Surround yourself with Good Friday friends

Fr Jason Murphy has an important message about the type of friends you should surround yourself with in his latest column Let the Busy World Be Hushed...

I never pass much remarks on the lad who claps you on the back when you’re on the crest of a wave for it's easy to be a friend of someone when they’re successful and doing well. Everyone wants a shake of the hand or a word in the ear when you’re popular and suiting others. You see it time and time again, carried shoulder high on a County Final day or come Election day when the crowds gather in adulation. But the words often cited in footballing parlance that "you’re only as good as your last match" are a caveat to those who let praise go to their heads.

"If you can meet with Triumph and Disaster", as the poet Kipling so eloquently wrote, "and treat those two impostors just the same" you’ll have garnered a lot, for those who praise and lavish adulation upon you are often those who run to the shadows or walk the other side of the street when your lustre fades and you’re down on your luck. They can be among those who ‘like’ comments on social media or add to the pages of vitriol when you trip and make a mistake, when it is you are lying flat on your face in the sand.

Some people are fortunate for their mistakes are hidden, they’re well covered up, they can get up and brush themselves off and, though grazed a little, they can walk on holding their heads high as if nothing has ever happened.

But, for others, their mistake is public and, though once they might have been carried shoulder high, their so-called supporters are now nowhere to be seen.

They are few and far between, those who stand by you in your hour of need, when shame and gossip shadow you.

People with back bone are usually not those who stand six foot tall or appear on County Final days or Election winning nights.

People with back bone are those whom you hardly notice, who rarely speak at all, the quiet and the unassuming, the ones you have befriended over time.

They are the ones who emerge from the shadows when you need them most of all.

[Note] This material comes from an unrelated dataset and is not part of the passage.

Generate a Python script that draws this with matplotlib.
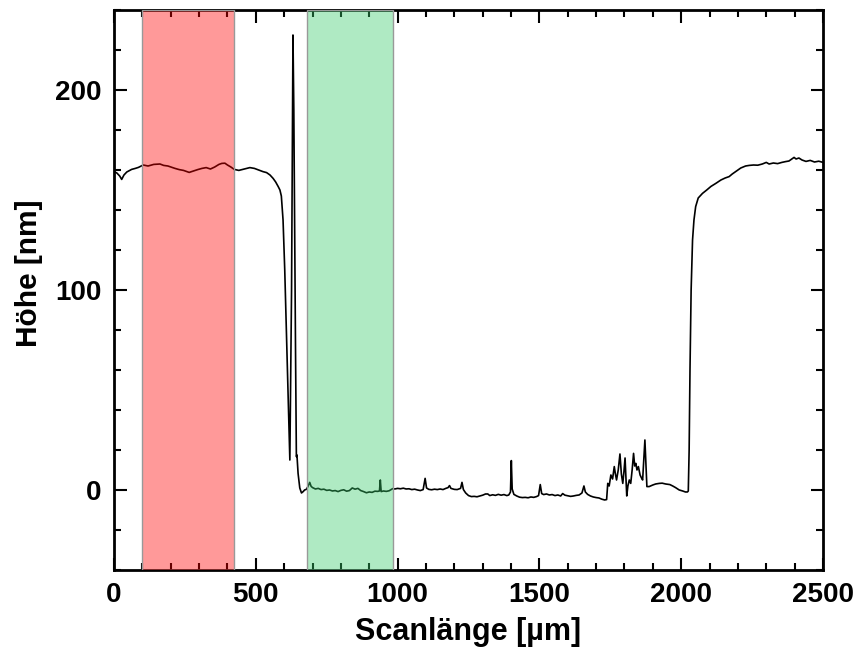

Throughout this Holy Week you will meet them as each day passes as Christ moves from death to Life. On Palm Sunday, the crowds gather in adulation, they even lay their cloaks before him on the street, it’s the feast day of backslappers, looking over his shoulder to see if there’s anyone more popular coming along.

Lads that have interest in no-one only themselves and the extra bit of kudos they can garner from they’re being there.

We see it in the Garden of Gethsemenea when the forty pieces of silver are exchanged and come the Last Supper and the dipping of the finger with the promises of loyalty in perfusion that are made. But by midday on Good Friday the whole shooting lot of them, despite their promises and adulation, are long gone.

They are nowhere to be seen when Christ falls three times in the sand in the sea of spittle and abuse when a man must be forced from the crowd to help him carry his heavy burden. In fact the ones who laid their cloaks before him are now the same ones who are stripping him to skin bare.

If it were today they’d be posting videos galore on social media and giving the thumbs up to every lash he bore.

It’s the quiet ones, the ones that got very little limelight, in fact the ones who were often scorned and looked down upon, who stand by as he is nailed to the cross and, for the most part, they are women. The Veronicas, the women of Jerusalem, Mary Magdelene who was derided, his mother Mary and Mary the mother of Clopas, only one man amongst them all, John, the quiet one, the one whom Jesus loved.

There are no back slappers around as his lone figure hangs forlorn, battered and abused on the hill of the cross, no crowds singing Hosanna in adulation, just the meagre few who have always been there throughout his journey and it is they, these women and the disciple John, who Christ allows to be the first to see him on that Easter day.

As we journey through this week we place ourselves in the midst of the crowd and we might ask am I a Palm Sunday follower or a Good Friday friend?

Am I the person who waves the Palm branch in adulation and basks in the limelight of his popularity or are we there when all others have turned away?

In a time of trouble, let us be to others a Good Friday friend for I think it is they we’d like to have beside us when it is we who trip and fall face down in the sand.